**EXERCISE TASK**
Tally the lines that contain the string "this" and state that total without comment.

**RECORDS FOR PROCESSING**
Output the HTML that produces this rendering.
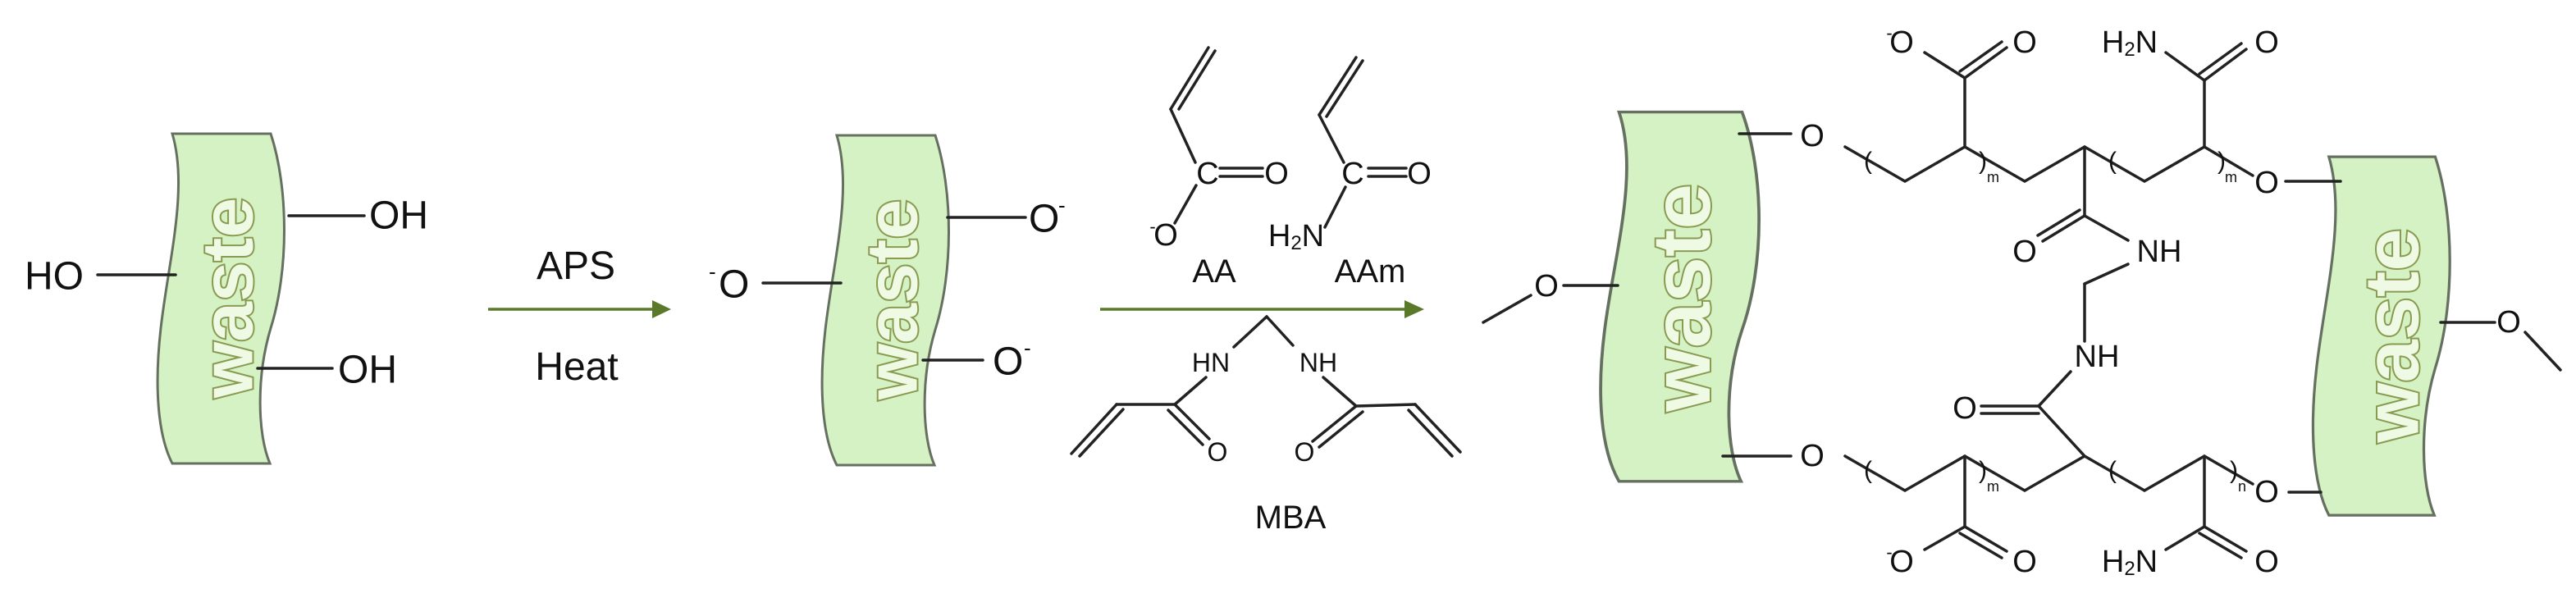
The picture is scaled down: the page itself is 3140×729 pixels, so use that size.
<!DOCTYPE html>
<html><head><meta charset="utf-8"><style>
html,body{margin:0;padding:0;background:#fff;width:3140px;height:729px;overflow:hidden}
svg{display:block}
.t{font-family:"Liberation Sans",Arial,sans-serif;fill:#111}
.n{font-family:"Liberation Sans Narrow","Liberation Sans",Arial,sans-serif;fill:#111}
.w{font-family:"Liberation Sans",Arial,sans-serif;font-weight:bold;fill:#eefae4;stroke:#8a9a50;stroke-width:4;paint-order:stroke}
</style></head><body>
<svg width="3140" height="729" viewBox="0 0 3140 729" xmlns="http://www.w3.org/2000/svg">
<defs>
<path id="band" d="M210,163 L330,163 C352,230 352,330 330,400 C312,460 314,530 329,565 L210,565 C192,530 188,470 196,400 C205,320 230,230 210,163 Z" fill="#d4f2c4" stroke="#667060" stroke-width="3"/>
</defs>

<use href="#band"/>
<use href="#band" transform="translate(810,2)"/>
<use href="#band" transform="translate(1711,-46) scale(1.25,1.12)"/>
<use href="#band" transform="translate(2612,14) scale(1.08,1.087)"/>

<text class="w" font-size="88" text-anchor="middle" dominant-baseline="central" transform="translate(277,363) rotate(-90)">waste</text>
<text class="w" font-size="88" text-anchor="middle" dominant-baseline="central" transform="translate(1087,365) rotate(-90)">waste</text>
<text class="w" font-size="100" text-anchor="middle" dominant-baseline="central" transform="translate(2050,363) rotate(-90)">waste</text>
<text class="w" font-size="94" text-anchor="middle" dominant-baseline="central" transform="translate(2915,409) rotate(-90)">waste</text>

<g stroke="#222" stroke-width="3.5" fill="none" stroke-linecap="round">
<line x1="119" y1="335" x2="214" y2="335"/>
<line x1="352" y1="263" x2="444" y2="263"/>
<line x1="314" y1="449" x2="405" y2="449"/>
<line x1="930" y1="345" x2="1025" y2="345"/>
<line x1="1155" y1="265" x2="1250" y2="265"/>
<line x1="1125" y1="439" x2="1198" y2="439"/>
<line x1="1473" y1="58" x2="1427" y2="133"/>
<line x1="1481" y1="62" x2="1437" y2="133"/>
<line x1="1427" y1="133" x2="1457" y2="198"/>
<line x1="1487" y1="205" x2="1539" y2="205"/>
<line x1="1487" y1="215" x2="1539" y2="215"/>
<line x1="1458" y1="226" x2="1432" y2="272"/>
<line x1="1653" y1="70" x2="1608" y2="140"/>
<line x1="1661" y1="74" x2="1617" y2="142"/>
<line x1="1608" y1="140" x2="1638" y2="198"/>
<line x1="1668" y1="205" x2="1714" y2="205"/>
<line x1="1668" y1="215" x2="1714" y2="215"/>
<line x1="1640" y1="228" x2="1615" y2="277"/>
<line x1="1544" y1="386" x2="1504" y2="423"/>
<line x1="1544" y1="386" x2="1576" y2="421"/>
<line x1="1470" y1="460" x2="1432" y2="493"/>
<line x1="1432" y1="493" x2="1361" y2="493"/>
<line x1="1361" y1="493" x2="1306" y2="553"/>
<line x1="1369" y1="499" x2="1316" y2="556"/>
<line x1="1432" y1="493" x2="1474" y2="535"/>
<line x1="1424" y1="500" x2="1466" y2="542"/>
<line x1="1613" y1="460" x2="1653" y2="495"/>
<line x1="1653" y1="495" x2="1725" y2="493"/>
<line x1="1725" y1="493" x2="1780" y2="551"/>
<line x1="1717" y1="500" x2="1770" y2="556"/>
<line x1="1653" y1="495" x2="1600" y2="538"/>
<line x1="1661" y1="502" x2="1608" y2="545"/>
<line x1="1808" y1="393" x2="1866" y2="360"/>
<line x1="1906" y1="348" x2="1972" y2="348"/>
<line x1="2120" y1="163" x2="2183" y2="163"/>
<polyline points="2249,179 2322,221 2395,179 2468,221 2541,179 2614,221 2687,179 2746,214"/>
<line x1="2786" y1="221" x2="2853" y2="221"/>
<line x1="2395" y1="179" x2="2395" y2="95"/>
<line x1="2395" y1="95" x2="2346" y2="64"/>
<line x1="2395" y1="95" x2="2446" y2="58"/>
<line x1="2389" y1="87" x2="2440" y2="51"/>
<line x1="2687" y1="179" x2="2687" y2="98"/>
<line x1="2687" y1="98" x2="2640" y2="64"/>
<line x1="2687" y1="98" x2="2738" y2="60"/>
<line x1="2681" y1="90" x2="2732" y2="53"/>
<line x1="2541" y1="179" x2="2541" y2="263"/>
<line x1="2541" y1="263" x2="2490" y2="294"/>
<line x1="2535" y1="256" x2="2484" y2="287"/>
<line x1="2541" y1="263" x2="2594" y2="293"/>
<line x1="2594" y1="322" x2="2541" y2="346"/>
<line x1="2541" y1="346" x2="2541" y2="416"/>
<line x1="2524" y1="453" x2="2485" y2="495"/>
<line x1="2485" y1="495" x2="2415" y2="495"/>
<line x1="2485" y1="504" x2="2415" y2="504"/>
<line x1="2485" y1="495" x2="2541" y2="556"/>
<line x1="2100" y1="556" x2="2183" y2="556"/>
<polyline points="2249,556 2322,598 2395,556 2468,598 2541,556 2614,598 2687,556 2746,590"/>
<line x1="2790" y1="600" x2="2829" y2="600"/>
<line x1="2395" y1="556" x2="2395" y2="642"/>
<line x1="2395" y1="642" x2="2346" y2="670"/>
<line x1="2395" y1="642" x2="2446" y2="672"/>
<line x1="2389" y1="650" x2="2440" y2="680"/>
<line x1="2687" y1="556" x2="2687" y2="642"/>
<line x1="2687" y1="642" x2="2640" y2="670"/>
<line x1="2687" y1="642" x2="2738" y2="672"/>
<line x1="2681" y1="650" x2="2732" y2="680"/>
<line x1="2975" y1="393" x2="3041" y2="393"/>
<line x1="3078" y1="405" x2="3121" y2="451"/>
</g>

<g class="n" font-size="30">
<text x="2272" y="206">(</text><text x="2412" y="206">)</text><text x="2422" y="222" font-size="18">m</text>
<text x="2570" y="206">(</text><text x="2703" y="206">)</text><text x="2712" y="222" font-size="18">m</text>
<text x="2272" y="583">(</text><text x="2412" y="583">)</text><text x="2422" y="599" font-size="18">m</text>
<text x="2570" y="583">(</text><text x="2718" y="583">)</text><text x="2728" y="599" font-size="18">n</text>
</g>

<g stroke="#5a7a2a" stroke-width="3.5"><line x1="595" y1="377" x2="800" y2="377"/><line x1="1341" y1="377" x2="1715" y2="377"/></g>
<polygon points="795,366 818,377 795,388" fill="#5a7a2a"/>
<polygon points="1712,366 1736,377 1712,388" fill="#5a7a2a"/>

<g class="t" font-size="48" dominant-baseline="central">
<text x="30" y="337">HO</text>
<text x="450" y="263">OH</text>
<text x="412" y="451">OH</text>
<text x="876" y="347">O</text><text x="864" y="331" font-size="26">-</text>
<text x="1254" y="267">O</text><text x="1290" y="250" font-size="26">-</text>
<text x="1210" y="441">O</text><text x="1248" y="424" font-size="26">-</text>
</g>
<g class="t" font-size="48" text-anchor="middle">
<text x="702" y="340">APS</text>
<text x="703" y="463">Heat</text>
</g>
<g class="t" font-size="40" text-anchor="middle">
<text x="1480" y="344">AA</text>
<text x="1670" y="344">AAm</text>
<text x="1573" y="644">MBA</text>
</g>
<g class="n" font-size="38" dominant-baseline="central" text-anchor="middle">
<text x="1472" y="212">C</text><text x="1556" y="212">O</text>
<text x="1421" y="287">O</text><text x="1405" y="276" font-size="22">-</text>
<text x="1649" y="212">C</text><text x="1730" y="212">O</text>
<text x="1580" y="288">H<tspan font-size="24" dy="8">2</tspan><tspan dy="-8">N</tspan></text>
<text x="1476" y="442" font-size="32">HN</text>
<text x="1607" y="442" font-size="32">NH</text>
<text x="1484" y="551" font-size="32">O</text>
<text x="1590" y="551" font-size="32">O</text>
<text x="1885" y="349">O</text>
<text x="2209" y="166">O</text>
<text x="2763" y="223">O</text>
<text x="2318" y="52">O</text><text x="2303" y="40" font-size="22">-</text>
<text x="2468" y="52">O</text>
<text x="2596" y="52">H<tspan font-size="24" dy="8">2</tspan><tspan dy="-8">N</tspan></text>
<text x="2763" y="52">O</text>
<text x="2468" y="307">O</text>
<text x="2632" y="307">NH</text>
<text x="2556" y="435">NH</text>
<text x="2395" y="498">O</text>
<text x="2209" y="556">O</text>
<text x="2763" y="600">O</text>
<text x="2318" y="685">O</text><text x="2303" y="673" font-size="22">-</text>
<text x="2468" y="685">O</text>
<text x="2596" y="685">H<tspan font-size="24" dy="8">2</tspan><tspan dy="-8">N</tspan></text>
<text x="2763" y="685">O</text>
<text x="3058" y="393">O</text>
</g>
</svg>
</body></html>
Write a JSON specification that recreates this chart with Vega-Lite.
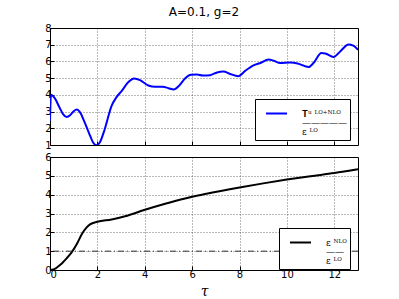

**EXERCISE RESPONSE**
2